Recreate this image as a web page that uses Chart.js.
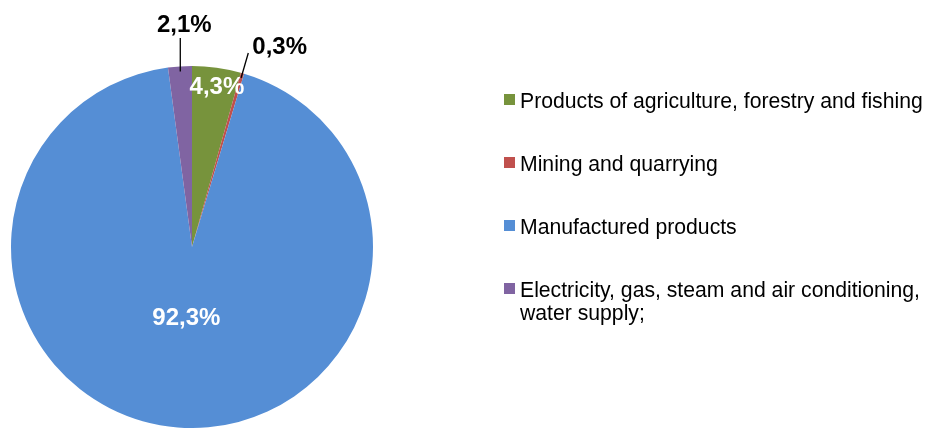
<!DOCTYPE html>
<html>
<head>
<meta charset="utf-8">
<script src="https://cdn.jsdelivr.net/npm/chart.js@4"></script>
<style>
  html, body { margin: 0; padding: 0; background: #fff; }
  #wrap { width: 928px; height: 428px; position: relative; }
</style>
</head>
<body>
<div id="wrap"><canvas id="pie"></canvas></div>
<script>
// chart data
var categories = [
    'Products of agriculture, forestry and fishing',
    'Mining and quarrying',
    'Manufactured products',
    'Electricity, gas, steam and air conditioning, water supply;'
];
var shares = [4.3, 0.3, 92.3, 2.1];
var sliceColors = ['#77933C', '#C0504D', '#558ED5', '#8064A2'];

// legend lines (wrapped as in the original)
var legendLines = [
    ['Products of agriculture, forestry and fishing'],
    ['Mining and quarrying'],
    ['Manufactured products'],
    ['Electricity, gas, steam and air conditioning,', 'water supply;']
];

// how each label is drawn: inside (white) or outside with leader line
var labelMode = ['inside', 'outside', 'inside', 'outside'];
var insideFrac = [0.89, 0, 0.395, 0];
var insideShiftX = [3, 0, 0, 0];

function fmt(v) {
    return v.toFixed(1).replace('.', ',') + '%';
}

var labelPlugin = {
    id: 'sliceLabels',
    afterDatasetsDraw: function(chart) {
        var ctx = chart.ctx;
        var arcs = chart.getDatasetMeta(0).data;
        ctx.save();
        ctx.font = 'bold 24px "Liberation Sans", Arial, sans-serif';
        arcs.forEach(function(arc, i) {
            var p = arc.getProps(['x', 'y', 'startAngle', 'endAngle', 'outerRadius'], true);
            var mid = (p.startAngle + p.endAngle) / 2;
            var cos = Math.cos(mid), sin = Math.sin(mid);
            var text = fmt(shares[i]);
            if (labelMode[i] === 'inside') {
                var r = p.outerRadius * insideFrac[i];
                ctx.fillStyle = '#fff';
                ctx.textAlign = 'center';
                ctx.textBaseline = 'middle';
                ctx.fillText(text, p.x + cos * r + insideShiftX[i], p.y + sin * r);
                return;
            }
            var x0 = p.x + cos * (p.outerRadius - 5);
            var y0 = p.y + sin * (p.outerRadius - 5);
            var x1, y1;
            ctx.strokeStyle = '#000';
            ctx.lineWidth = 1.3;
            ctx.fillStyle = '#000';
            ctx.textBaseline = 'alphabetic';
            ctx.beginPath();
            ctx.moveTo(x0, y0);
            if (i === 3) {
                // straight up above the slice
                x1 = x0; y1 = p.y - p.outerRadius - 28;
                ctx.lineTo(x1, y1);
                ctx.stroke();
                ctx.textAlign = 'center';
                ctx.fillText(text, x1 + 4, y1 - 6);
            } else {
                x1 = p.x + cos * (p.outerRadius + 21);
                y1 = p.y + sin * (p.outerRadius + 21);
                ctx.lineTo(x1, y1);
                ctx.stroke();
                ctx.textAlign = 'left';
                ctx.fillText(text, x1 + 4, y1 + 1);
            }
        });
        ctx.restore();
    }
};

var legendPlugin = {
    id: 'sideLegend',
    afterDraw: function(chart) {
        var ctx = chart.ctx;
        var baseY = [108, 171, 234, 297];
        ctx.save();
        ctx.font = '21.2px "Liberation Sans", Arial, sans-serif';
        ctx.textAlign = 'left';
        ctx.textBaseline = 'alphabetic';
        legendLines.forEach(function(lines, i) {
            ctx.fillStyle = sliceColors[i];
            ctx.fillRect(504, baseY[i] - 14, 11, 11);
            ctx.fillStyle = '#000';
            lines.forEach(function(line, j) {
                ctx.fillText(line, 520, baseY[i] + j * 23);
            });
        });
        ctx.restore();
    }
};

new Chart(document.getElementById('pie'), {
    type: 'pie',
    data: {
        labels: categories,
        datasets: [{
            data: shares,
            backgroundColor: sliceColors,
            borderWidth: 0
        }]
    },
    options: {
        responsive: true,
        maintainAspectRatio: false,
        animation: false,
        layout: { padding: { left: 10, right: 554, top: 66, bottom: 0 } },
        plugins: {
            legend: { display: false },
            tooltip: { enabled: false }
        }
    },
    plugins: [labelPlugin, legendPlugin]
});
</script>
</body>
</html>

= = = = =

Short exercise – All the lines above are to be given again exactly as they read, with the pictures removed.

Exercise result –
Recreate this image as a web page that uses Chart.js.
<!DOCTYPE html>
<html>
<head>
<meta charset="utf-8">
<script src="https://cdn.jsdelivr.net/npm/chart.js@4"></script>
<style>
  html, body { margin: 0; padding: 0; background: #fff; }
  #wrap { width: 928px; height: 428px; position: relative; }
</style>
</head>
<body>
<div id="wrap"><canvas id="pie"></canvas></div>
<script>
// chart data
var categories = [
    'Products of agriculture, forestry and fishing',
    'Mining and quarrying',
    'Manufactured products',
    'Electricity, gas, steam and air conditioning, water supply;'
];
var shares = [4.3, 0.3, 92.3, 2.1];
var sliceColors = ['#77933C', '#C0504D', '#558ED5', '#8064A2'];

// legend lines (wrapped as in the original)
var legendLines = [
    ['Products of agriculture, forestry and fishing'],
    ['Mining and quarrying'],
    ['Manufactured products'],
    ['Electricity, gas, steam and air conditioning,', 'water supply;']
];

// how each label is drawn: inside (white) or outside with leader line
var labelMode = ['inside', 'outside', 'inside', 'outside'];
var insideFrac = [0.89, 0, 0.395, 0];
var insideShiftX = [3, 0, 0, 0];

function fmt(v) {
    return v.toFixed(1).replace('.', ',') + '%';
}

var labelPlugin = {
    id: 'sliceLabels',
    afterDatasetsDraw: function(chart) {
        var ctx = chart.ctx;
        var arcs = chart.getDatasetMeta(0).data;
        ctx.save();
        ctx.font = 'bold 24px "Liberation Sans", Arial, sans-serif';
        arcs.forEach(function(arc, i) {
            var p = arc.getProps(['x', 'y', 'startAngle', 'endAngle', 'outerRadius'], true);
            var mid = (p.startAngle + p.endAngle) / 2;
            var cos = Math.cos(mid), sin = Math.sin(mid);
            var text = fmt(shares[i]);
            if (labelMode[i] === 'inside') {
                var r = p.outerRadius * insideFrac[i];
                ctx.fillStyle = '#fff';
                ctx.textAlign = 'center';
                ctx.textBaseline = 'middle';
                ctx.fillText(text, p.x + cos * r + insideShiftX[i], p.y + sin * r);
                return;
            }
            var x0 = p.x + cos * (p.outerRadius - 5);
            var y0 = p.y + sin * (p.outerRadius - 5);
            var x1, y1;
            ctx.strokeStyle = '#000';
            ctx.lineWidth = 1.3;
            ctx.fillStyle = '#000';
            ctx.textBaseline = 'alphabetic';
            ctx.beginPath();
            ctx.moveTo(x0, y0);
            if (i === 3) {
                // straight up above the slice
                x1 = x0; y1 = p.y - p.outerRadius - 28;
                ctx.lineTo(x1, y1);
                ctx.stroke();
                ctx.textAlign = 'center';
                ctx.fillText(text, x1 + 4, y1 - 6);
            } else {
                x1 = p.x + cos * (p.outerRadius + 21);
                y1 = p.y + sin * (p.outerRadius + 21);
                ctx.lineTo(x1, y1);
                ctx.stroke();
                ctx.textAlign = 'left';
                ctx.fillText(text, x1 + 4, y1 + 1);
            }
        });
        ctx.restore();
    }
};

var legendPlugin = {
    id: 'sideLegend',
    afterDraw: function(chart) {
        var ctx = chart.ctx;
        var baseY = [108, 171, 234, 297];
        ctx.save();
        ctx.font = '21.2px "Liberation Sans", Arial, sans-serif';
        ctx.textAlign = 'left';
        ctx.textBaseline = 'alphabetic';
        legendLines.forEach(function(lines, i) {
            ctx.fillStyle = sliceColors[i];
            ctx.fillRect(504, baseY[i] - 14, 11, 11);
            ctx.fillStyle = '#000';
            lines.forEach(function(line, j) {
                ctx.fillText(line, 520, baseY[i] + j * 23);
            });
        });
        ctx.restore();
    }
};

new Chart(document.getElementById('pie'), {
    type: 'pie',
    data: {
        labels: categories,
        datasets: [{
            data: shares,
            backgroundColor: sliceColors,
            borderWidth: 0
        }]
    },
    options: {
        responsive: true,
        maintainAspectRatio: false,
        animation: false,
        layout: { padding: { left: 10, right: 554, top: 66, bottom: 0 } },
        plugins: {
            legend: { display: false },
            tooltip: { enabled: false }
        }
    },
    plugins: [labelPlugin, legendPlugin]
});
</script>
</body>
</html>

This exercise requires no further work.